Entries with chart source code:
▼

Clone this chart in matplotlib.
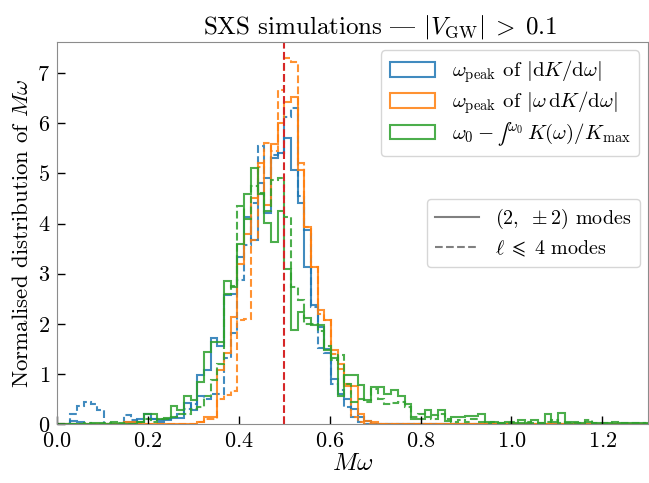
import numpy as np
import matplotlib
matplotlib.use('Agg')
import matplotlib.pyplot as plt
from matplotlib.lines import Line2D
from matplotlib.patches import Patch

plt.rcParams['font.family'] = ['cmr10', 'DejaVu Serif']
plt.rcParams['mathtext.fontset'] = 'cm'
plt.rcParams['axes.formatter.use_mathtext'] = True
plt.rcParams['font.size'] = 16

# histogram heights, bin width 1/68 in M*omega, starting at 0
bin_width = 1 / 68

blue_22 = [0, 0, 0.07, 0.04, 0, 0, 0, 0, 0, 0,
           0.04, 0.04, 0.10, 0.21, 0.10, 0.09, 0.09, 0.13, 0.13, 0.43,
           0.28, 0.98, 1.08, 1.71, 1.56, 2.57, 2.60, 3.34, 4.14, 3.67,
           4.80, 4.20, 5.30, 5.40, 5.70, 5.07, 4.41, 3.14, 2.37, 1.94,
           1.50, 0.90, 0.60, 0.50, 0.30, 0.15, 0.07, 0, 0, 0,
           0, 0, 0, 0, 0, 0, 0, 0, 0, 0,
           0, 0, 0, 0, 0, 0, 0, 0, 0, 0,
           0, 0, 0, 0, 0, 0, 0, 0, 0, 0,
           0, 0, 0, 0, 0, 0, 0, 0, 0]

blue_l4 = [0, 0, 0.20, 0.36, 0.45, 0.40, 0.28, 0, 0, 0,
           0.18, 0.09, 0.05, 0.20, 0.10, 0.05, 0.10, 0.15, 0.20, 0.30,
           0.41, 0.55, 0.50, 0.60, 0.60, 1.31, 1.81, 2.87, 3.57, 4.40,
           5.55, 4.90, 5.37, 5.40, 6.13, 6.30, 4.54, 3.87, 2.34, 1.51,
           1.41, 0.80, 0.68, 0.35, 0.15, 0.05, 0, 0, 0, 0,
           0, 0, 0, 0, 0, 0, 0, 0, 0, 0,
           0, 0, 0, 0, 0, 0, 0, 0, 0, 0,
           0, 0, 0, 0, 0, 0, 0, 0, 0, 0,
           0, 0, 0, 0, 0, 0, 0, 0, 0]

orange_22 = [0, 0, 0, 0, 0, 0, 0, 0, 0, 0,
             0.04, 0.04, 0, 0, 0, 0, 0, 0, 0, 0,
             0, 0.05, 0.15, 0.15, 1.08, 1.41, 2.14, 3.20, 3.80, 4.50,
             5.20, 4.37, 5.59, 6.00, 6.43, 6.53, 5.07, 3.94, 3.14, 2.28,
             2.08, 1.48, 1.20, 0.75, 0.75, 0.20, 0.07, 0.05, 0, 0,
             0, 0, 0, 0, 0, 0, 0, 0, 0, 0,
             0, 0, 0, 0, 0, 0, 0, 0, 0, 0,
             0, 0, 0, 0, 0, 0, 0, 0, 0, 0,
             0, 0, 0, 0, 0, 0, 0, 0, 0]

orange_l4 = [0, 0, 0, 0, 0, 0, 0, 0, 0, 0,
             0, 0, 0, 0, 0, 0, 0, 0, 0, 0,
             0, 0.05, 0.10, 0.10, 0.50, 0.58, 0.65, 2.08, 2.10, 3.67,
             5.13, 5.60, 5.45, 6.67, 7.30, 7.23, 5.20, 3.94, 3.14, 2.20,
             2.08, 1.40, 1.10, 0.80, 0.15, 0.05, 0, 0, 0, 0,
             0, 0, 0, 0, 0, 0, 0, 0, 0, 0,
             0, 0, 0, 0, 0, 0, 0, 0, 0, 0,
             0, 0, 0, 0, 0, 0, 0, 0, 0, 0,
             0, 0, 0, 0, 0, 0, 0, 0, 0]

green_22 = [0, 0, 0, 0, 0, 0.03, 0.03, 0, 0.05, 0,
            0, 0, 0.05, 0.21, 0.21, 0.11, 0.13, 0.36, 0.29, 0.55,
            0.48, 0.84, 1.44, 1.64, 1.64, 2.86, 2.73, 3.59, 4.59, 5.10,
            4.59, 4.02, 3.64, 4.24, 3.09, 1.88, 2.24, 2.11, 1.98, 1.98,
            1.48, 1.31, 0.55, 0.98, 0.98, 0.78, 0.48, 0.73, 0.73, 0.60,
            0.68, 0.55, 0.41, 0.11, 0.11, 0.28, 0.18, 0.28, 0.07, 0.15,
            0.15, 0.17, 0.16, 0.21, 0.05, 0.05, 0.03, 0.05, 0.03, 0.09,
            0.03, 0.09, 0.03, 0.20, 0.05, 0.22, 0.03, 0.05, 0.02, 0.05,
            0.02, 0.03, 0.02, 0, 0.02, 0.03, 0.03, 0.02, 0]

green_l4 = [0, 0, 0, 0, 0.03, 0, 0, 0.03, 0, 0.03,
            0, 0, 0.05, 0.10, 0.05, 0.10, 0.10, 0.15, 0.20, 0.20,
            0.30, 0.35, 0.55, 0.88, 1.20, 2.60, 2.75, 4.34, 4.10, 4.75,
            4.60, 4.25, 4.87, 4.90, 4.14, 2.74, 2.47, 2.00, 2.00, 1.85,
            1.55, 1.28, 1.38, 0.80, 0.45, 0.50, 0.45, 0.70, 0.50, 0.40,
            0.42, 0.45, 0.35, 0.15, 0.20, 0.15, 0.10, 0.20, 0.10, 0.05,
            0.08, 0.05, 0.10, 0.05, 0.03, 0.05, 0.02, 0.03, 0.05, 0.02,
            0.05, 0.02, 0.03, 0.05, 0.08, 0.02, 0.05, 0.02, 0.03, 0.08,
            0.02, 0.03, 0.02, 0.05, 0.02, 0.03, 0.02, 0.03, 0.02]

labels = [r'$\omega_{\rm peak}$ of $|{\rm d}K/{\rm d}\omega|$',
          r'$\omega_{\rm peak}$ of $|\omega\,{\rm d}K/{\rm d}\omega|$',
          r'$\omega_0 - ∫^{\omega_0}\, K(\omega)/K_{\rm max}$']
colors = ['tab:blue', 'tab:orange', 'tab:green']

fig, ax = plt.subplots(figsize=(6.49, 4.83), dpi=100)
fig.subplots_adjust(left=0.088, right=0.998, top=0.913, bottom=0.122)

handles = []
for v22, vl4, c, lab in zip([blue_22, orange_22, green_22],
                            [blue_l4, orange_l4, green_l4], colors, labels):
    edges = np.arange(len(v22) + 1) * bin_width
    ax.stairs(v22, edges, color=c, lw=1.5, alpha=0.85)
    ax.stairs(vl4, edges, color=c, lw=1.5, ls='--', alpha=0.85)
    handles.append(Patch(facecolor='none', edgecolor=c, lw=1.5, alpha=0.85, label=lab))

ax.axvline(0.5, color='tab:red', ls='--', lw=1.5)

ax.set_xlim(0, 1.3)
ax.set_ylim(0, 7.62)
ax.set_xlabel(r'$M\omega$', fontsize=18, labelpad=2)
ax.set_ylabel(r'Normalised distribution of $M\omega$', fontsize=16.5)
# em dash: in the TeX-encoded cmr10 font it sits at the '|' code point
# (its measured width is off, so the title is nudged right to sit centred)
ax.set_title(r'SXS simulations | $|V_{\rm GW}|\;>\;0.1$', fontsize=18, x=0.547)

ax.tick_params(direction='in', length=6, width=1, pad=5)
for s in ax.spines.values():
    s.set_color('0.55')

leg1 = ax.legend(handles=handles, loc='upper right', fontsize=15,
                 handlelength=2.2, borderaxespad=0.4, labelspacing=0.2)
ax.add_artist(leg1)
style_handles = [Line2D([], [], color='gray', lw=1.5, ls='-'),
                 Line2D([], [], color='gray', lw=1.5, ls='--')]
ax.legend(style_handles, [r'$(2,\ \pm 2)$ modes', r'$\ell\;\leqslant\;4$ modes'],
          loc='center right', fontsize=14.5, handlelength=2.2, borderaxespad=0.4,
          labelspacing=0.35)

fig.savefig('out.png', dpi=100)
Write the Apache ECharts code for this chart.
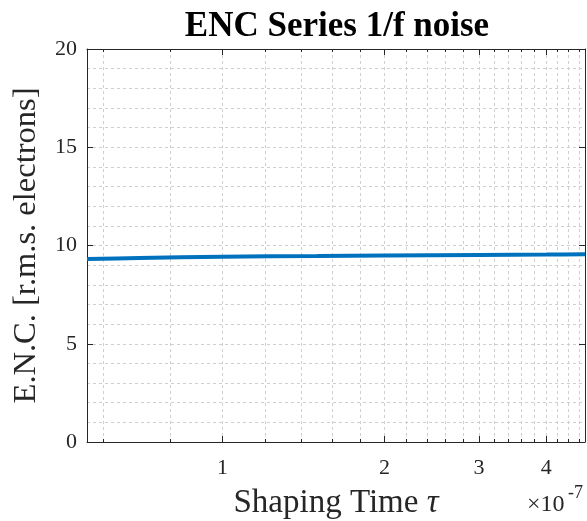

▲

To be done:
Repeat the lines above, starting at the first and stopping after the line that holds "bin_width = 1 / 68", with the pictures left out.

Reply:
Clone this chart in matplotlib.
import numpy as np
import matplotlib
matplotlib.use('Agg')
import matplotlib.pyplot as plt
from matplotlib.lines import Line2D
from matplotlib.patches import Patch

plt.rcParams['font.family'] = ['cmr10', 'DejaVu Serif']
plt.rcParams['mathtext.fontset'] = 'cm'
plt.rcParams['axes.formatter.use_mathtext'] = True
plt.rcParams['font.size'] = 16

# histogram heights, bin width 1/68 in M*omega, starting at 0
bin_width = 1 / 68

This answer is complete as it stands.